18 Sep Brook Green, Hammersmith
Cette fois-ci, je ne me suis pas fait surprendre par le trafic qui peut bloquer complètement les grandes artères de la ville comme je ne l’ai jamais vu ailleurs. Je suis même arrivé en avance, tellement en avance que j’explore les rues de ce quartier de Londres que je ne connais pas. Je n’y étais venu qu’une seule fois, mais si vite que je n’en avais presque rien vu. J’avais même appris qu’un cousin anglais y habite, et je l’avais plaint de devoir habiter une banlieue apparemment si éloignée du centre et dont je ne connaissais pas le charme.
J’ai bien repéré où serait le rendez-vous et, plutôt que de chercher un parking sous terrain, je cherche un coin proche et tranquille, d’où je pourrai me reposer et aller à pied, sans me presser.
J’avais déjà été charmé et surpris, pour arriver depuis le centre de Londres, de découvrir des ruelles fleuries et ravissantes de Kensington que je croyais pourtant si bien connaître. Mon père ne m’avait-il pas fait connaître ce quartier chic de l’ouest londonien ? Il y était né, il y avait passé une bonne partie de son enfance. Il m’avait aussi raconté, au cours du Blitz, alors qu’il était en permission en plein milieu de la guerre, avoir escaladé le toit et jusqu’au clocher de l’église de High Street pour, au moyen de longues perches, jeter les bombes des raids aériens allemands qui n’avaient pas encore explosées, et qui allaient s’écraser plus bas, en creusant des cratères impressionnants dans la rue que les services d’ordre avaient sécurisée.

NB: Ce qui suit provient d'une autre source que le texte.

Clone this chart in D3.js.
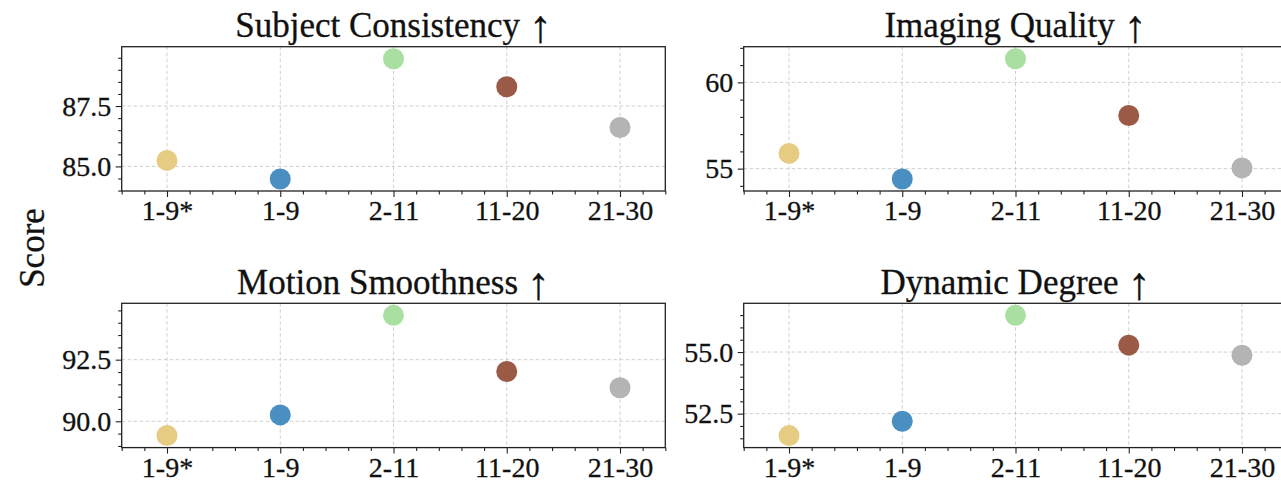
<!DOCTYPE html>
<meta charset="utf-8">
<title>Score by frame range</title>
<style>
body { margin: 0; background: #fff; }
svg { display: block; font-family: "Liberation Serif", "Times New Roman", serif; }
.grid line { stroke: #c4c4c4; stroke-width: 0.8; stroke-dasharray: 3.5,2.5; }
.spine { fill: none; stroke: #222; stroke-width: 1.3; }
</style>
<body>
<script src="https://d3js.org/d3.v7.min.js"></script>
<script>

// frame ranges on the x axis
var categories = ["1-9*", "1-9", "2-11", "11-20", "21-30"];

// scores
var subjectConsistency = [85.25, 84.48, 89.46, 88.30, 86.61];
var imagingQuality     = [55.88, 54.40, 61.37, 58.08, 55.04];
var motionSmoothness   = [89.42, 90.26, 94.30, 92.02, 91.36];
var dynamicDegree      = [51.61, 52.19, 56.49, 55.28, 54.87];

var titles = ["Subject Consistency", "Imaging Quality",
              "Motion Smoothness", "Dynamic Degree"];
var yTicks = [[85.0, 87.5], [55, 60], [90.0, 92.5], [52.5, 55.0]];
var yMinorStep = [0.5, 1, 0.5, 0.5];
var yFormat = [".1f", "d", ".1f", ".1f"];

var pointColors = ["#e6cb82", "#4a8fc1", "#aadfa2", "#9b5a46", "#b4b4b4"];

var series = [subjectConsistency, imagingQuality, motionSmoothness, dynamicDegree];

// layout of the 2x2 grid (right column runs past the window edge, as in the original crop)
var width = 1281, height = 482;
var colLeft = [121.7, 743.7], panelW = 543.6;
var rowTop = [46.7, 303.3], panelH = 144.3;

var svg = d3.select("body").append("svg")
    .attr("width", width)
    .attr("height", height);

svg.append("rect").attr("width", width).attr("height", height).attr("fill", "#fff");

series.forEach(function(values, k) {
  var left = colLeft[k % 2], top = rowTop[Math.floor(k / 2)];
  var g = svg.append("g").attr("transform", "translate(" + left + "," + top + ")");

  var x = d3.scaleLinear().domain([-0.4, 4.4]).range([0, panelW]);
  var lo = d3.min(values), hi = d3.max(values), pad = (hi - lo) * 0.1;
  var y = d3.scaleLinear().domain([lo - pad, hi + pad]).range([panelH, 0]);

  var xMajor = d3.range(categories.length);
  var xMinor = d3.range(-0.4, 4.41, 0.2).filter(function(v) {
    return Math.abs(v - Math.round(v)) > 1e-6;
  });
  var step = yMinorStep[k];
  var yMinor = d3.range(Math.ceil(y.domain()[0] / step) * step, y.domain()[1], step)
    .filter(function(v) { return yTicks[k].every(function(t) { return Math.abs(t - v) > 1e-6; }); });

  // grid
  var grid = g.append("g").attr("class", "grid");
  grid.selectAll(".gx").data(xMajor).enter().append("line")
      .attr("x1", x).attr("x2", x).attr("y1", 0).attr("y2", panelH);
  grid.selectAll(".gy").data(yTicks[k]).enter().append("line")
      .attr("x1", 0).attr("x2", panelW).attr("y1", y).attr("y2", y);

  // points
  g.selectAll("circle").data(values).enter().append("circle")
      .attr("cx", function(d, i) { return x(i); })
      .attr("cy", function(d) { return y(d); })
      .attr("r", 10.5)
      .attr("fill", function(d, i) { return pointColors[i]; });

  // axes
  g.append("g").attr("transform", "translate(0," + panelH + ")")
      .call(d3.axisBottom(x).tickValues(xMajor)
        .tickFormat(function(i) { return categories[i]; })
        .tickSize(6).tickPadding(3.5));
  g.append("g").attr("transform", "translate(0," + panelH + ")")
      .call(d3.axisBottom(x).tickValues(xMinor).tickFormat("").tickSize(3.5));
  g.append("g")
      .call(d3.axisLeft(y).tickValues(yTicks[k]).tickFormat(d3.format(yFormat[k]))
        .tickSize(6).tickPadding(4.5));
  g.append("g")
      .call(d3.axisLeft(y).tickValues(yMinor).tickFormat("").tickSize(3.5));

  g.selectAll(".domain").remove();
  g.selectAll(".tick line").attr("stroke", "#222").attr("stroke-width", 1.1);
  g.selectAll(".tick text")
      .attr("font-family", "Liberation Serif, Times New Roman, serif")
      .attr("font-size", 28)
      .attr("fill", "#111")
      .attr("stroke", "#111")
      .attr("stroke-width", 0.3);

  g.append("rect").attr("class", "spine").attr("width", panelW).attr("height", panelH);

  var t = g.append("text")
      .attr("x", panelW / 2)
      .attr("y", -9.7)
      .attr("text-anchor", "middle")
      .attr("font-size", 35)
      .attr("fill", "#111")
      .attr("stroke", "#111")
      .attr("stroke-width", 0.3);
  t.append("tspan").text(titles[k] + " ");
  t.append("tspan").attr("font-size", 46).attr("dy", 5).text("\u2191");
});

svg.append("text")
    .attr("transform", "translate(44,248) rotate(-90)")
    .attr("text-anchor", "middle")
    .attr("font-size", 35)
    .attr("fill", "#111")
    .attr("stroke", "#111")
    .attr("stroke-width", 0.3)
    .text("Score");

</script>
</body>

Hammersmith. Et la rue qui s’élargit sur une coulée de verdure inattendue, où s’échappe un gazon bien anglais à l’ombre d’arbres imposants et lourdement feuillus. Je choisis d’y garer ma voiture. Je fais quelque pas, et je suis saisi par le charme, la beauté bouleversante du lieu. C’est le coeur de l’après-midi. Il fait un temps merveilleusement estival. C’est un vendredi après-midi de septembre, et des nuées d’enfants sortent de plusieurs écoles que je n’avais pas remarquées et qui longent le petit parc intérieur. Je suis frappé par la beauté de la plupart d’entre eux, qui viennent se méler dans ce grand jardin qui leur offre la possibilité de jouer et de goûter leur joie d’être ensemble, accompagnés par leurs parents qui se tiennent souvent à l’écart et contemplent la scène comme moi. Je suis enchanté par le ballet qui commence, les enfants portent tous des uniformes qui marquent chacun leur école respective, et ils symbolisent aussi la pluricité ethnique qui semble tellement plus harmonieuse de ce côté-ci du Channel : toutes les couleurs des continents qui peuplent Londres : l’Europe, l’Asie, l’Inde et l’Afrique. J’entends très souvent des enfants qui parlent en français avec leurs parents.
Je surprends une jeune femme, probablement en charge d’accompagner un groupe d’enfants chez eux. Elle court et zigzague autant qu’elle peut, en riant aussi fort que les enfants qui tentent de la rattrapper ou de l’asperger avec leurs petites bouteilles d’eau. Parfois, elle se laisse prendre, puis elle s’échappe, et le ballet insouciant et heureux se reproduit deux, trois, quatre fois.
Je suis assis sur un banc, je pourrai regarder ces tableaux de bonheur pendant des heures. Il fait chaud, septembre répand ses lumières d’or qui transforme l’air et la terre en paradis. Une grande nostalgie m’étreint. J’aurai pu vivre ici. Le bonheur est à Hammersmith.